Majalahaula.id – Ketua PBNU KH Ulil Abshar Abdalla menyampaikan pandangannya mengenai peran umat Islam dalam perkembangan demokrasi dan hak asasi manusia (HAM) di Indonesia. Menurutnya, mayoritas umat Islam di Indonesia, terutama warga Nahdliyin, telah selesai dengan masalah demokrasi dan HAM secara konseptual.
Gus Ulil mengamati bahwa Indonesia saat ini berada pada point of no return dalam hal demokrasi. Sulit untuk membayangkan negara ini kembali ke sistem otoriter.
Ia menyimpulkan Indonesia tidak punya pilihan lain kecuali mengikuti demokrasi dan HAM. Sumbangan terbesar dalam mencapai titik ini berasal dari umat Islam, dan yang terbesar dari kalangan Nahdlatul Ulama (NU).
“Sumbangan terbesar negara kita sampai pada titik seperti ini, yaitu point of no return dalam hal demokrasi dan HAM, itu datang dari umat Islam. Dan umat Islam di sini tentu saja yang paling besar adalah umat Islam Nahdlatul Ulama,” ujarnya dalam acara Sarasehan Ulama NU yang digelar di The Sultan Hotel & Residence Jakarta , Selasa (4/2/2025).
“Ini jarang dikemukakan, jarang di-highlight. Jadi sumbangan warga NU di dalam memantapkan demokrasi di Indonesia itu besar sekali. Besar sekali,” lanjut Gus Ulil.
Namun, ia juga mengkritik pandangan yang hanya menekankan pada demokrasi dan HAM sebagai satu-satunya kepentingan bangsa Indonesia. Menurutnya, kemaslahatan Indonesia itu banyak dan demokrasi serta HAM hanyalah salah satunya.
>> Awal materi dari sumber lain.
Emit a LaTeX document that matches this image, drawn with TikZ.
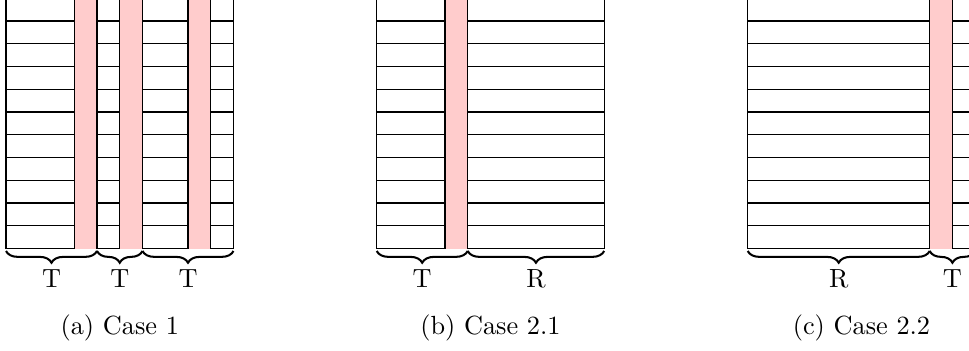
\documentclass[tikz,border=0pt]{standalone}
\usetikzlibrary{decorations.pathreplacing}
\definecolor{barpink}{RGB}{255,204,204}
\newcommand\gridpanel[2]{%
  \begin{scope}[shift={(#1,0)}]
    \foreach \k in {0,...,10}
      \draw[gridline] (0,{248.5-\k*22.75}) -- (227.5,{248.5-\k*22.75});
    \foreach \b in {#2} {
      \fill[barpink] ({\b*22.75},-3) rectangle ({(\b+1)*22.75},248.5);
      \draw[gridline] ({\b*22.75},-3) -- ({\b*22.75},248.5);
      \draw[gridline] ({(\b+1)*22.75},-3) -- ({(\b+1)*22.75},248.5);
    }
    \draw[gridline] (0,-3) -- (0,248.5);
    \draw[gridline] (227.5,-3) -- (227.5,248.5);
  \end{scope}}
\begin{document}
\begin{tikzpicture}[x=0.392pt,y=-0.392pt,
  gridline/.style={line width=0.5pt,black},
  bracestyle/.style={decorate,decoration={brace,amplitude=4.6pt},line width=0.8pt},
  lbl/.style={anchor=base,inner sep=0pt,font=\fontsize{10.3}{12}\selectfont},
  captext/.style={anchor=base,inner sep=0pt,font=\fontsize{10.3}{12}\selectfont}]
\useasboundingbox (0,0) rectangle (969,350);
\clip (0,0) rectangle (969,350);
% panels
\gridpanel{6}{3,5,8}
\gridpanel{376.7}{3}
\gridpanel{747.7}{8}
% brace end points
\coordinate (a0) at (6,251);
\coordinate (a4) at ({6+4*22.75},251);
\coordinate (a6) at ({6+6*22.75},251);
\coordinate (a10) at ({6+10*22.75},251);
\coordinate (b0) at (376.7,251);
\coordinate (b4) at ({376.7+4*22.75},251);
\coordinate (b10) at ({376.7+10*22.75},251);
\coordinate (c0) at (747.7,251);
\coordinate (c8) at ({747.7+8*22.75},251);
\coordinate (c10) at ({747.7+10*22.75},251);
% braces
\draw[bracestyle] (a4) -- (a0);
\draw[bracestyle] (a6) -- (a4);
\draw[bracestyle] (a10) -- (a6);
\draw[bracestyle] (b4) -- (b0);
\draw[bracestyle] (b10) -- (b4);
\draw[bracestyle] (c8) -- (c0);
\draw[bracestyle] (c10) -- (c8);
% labels
\node[lbl] (ta1) at ({6+2*22.75},287.7) {T};
\node[lbl] (ta2) at ({6+5*22.75},287.7) {T};
\node[lbl] (ta3) at ({6+8*22.75},287.7) {T};
\node[lbl] (tb) at ({376.7+2*22.75},287.7) {T};
\node[lbl] (rb) at ({376.7+7*22.75},287.7) {R};
\node[lbl] (rc) at ({747.7+4*22.75},287.7) {R};
\node[lbl] (tc) at ({747.7+9*22.75},287.7) {T};
% captions
\node[captext] (capa) at (119.75,334.3) {(a) Case 1};
\node[captext] (capb) at (490.45,334.3) {(b) Case 2.1};
\node[captext] (capc) at (861.45,334.3) {(c) Case 2.2};
\end{tikzpicture}
\end{document}
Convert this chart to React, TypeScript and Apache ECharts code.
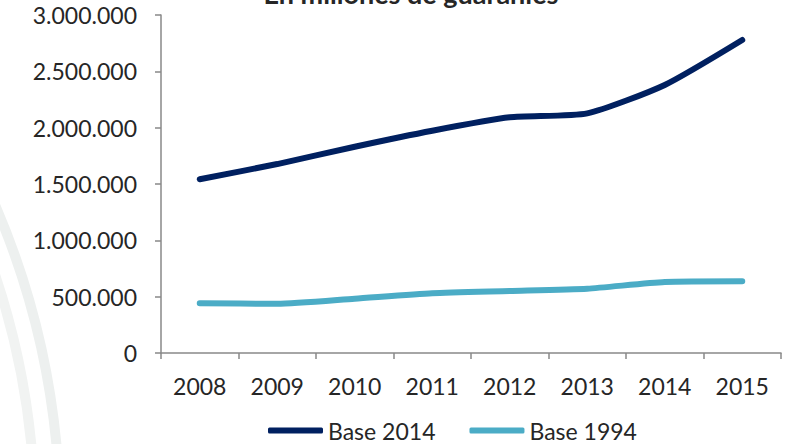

“Jadi tidak ada masalah sebetulnya dengan soal demokrasi dan HAM ini. Hanya saja, ini kritik saya terhadap teman-teman yang berbicara tentang demokrasi. Ini pandangan yang sudah sering saya kemukakan dalam beberapa komentar dan tulisan-tulisan saya akhir-akhir ini terutama di catatan politik saya,” kata Gus Ulil dikutip dari laman detik.com.
“Saya mengatakan bahwa demokrasi dan HAM itu bukan satu-satunya kepentingan orang Indonesia. Jadi kemaslahatan Indonesia itu banyak jumlahnya. Demokrasi dan HAM hanya salah satu saja,” jelasnya.
Buktinya sederhana, umat Islam itu semuanya tidak keberatan ada pemilu menurut Gus Ulil. Umat Islam baik yang kiri, yang kanan, yang tengah, setengah-tengah, setengah kiri, setengah kanan, itu semua mereka ikut pemilu.
“Mereka semua mendirikan partai politik dan tidak keberatan mengikuti kompetisi politik yang terbuka. Itu kan salah satu fondasi penting demokrasi, yaitu pemilihan secara terbuka. Umat Islam tidak keberatan,” jelasnya.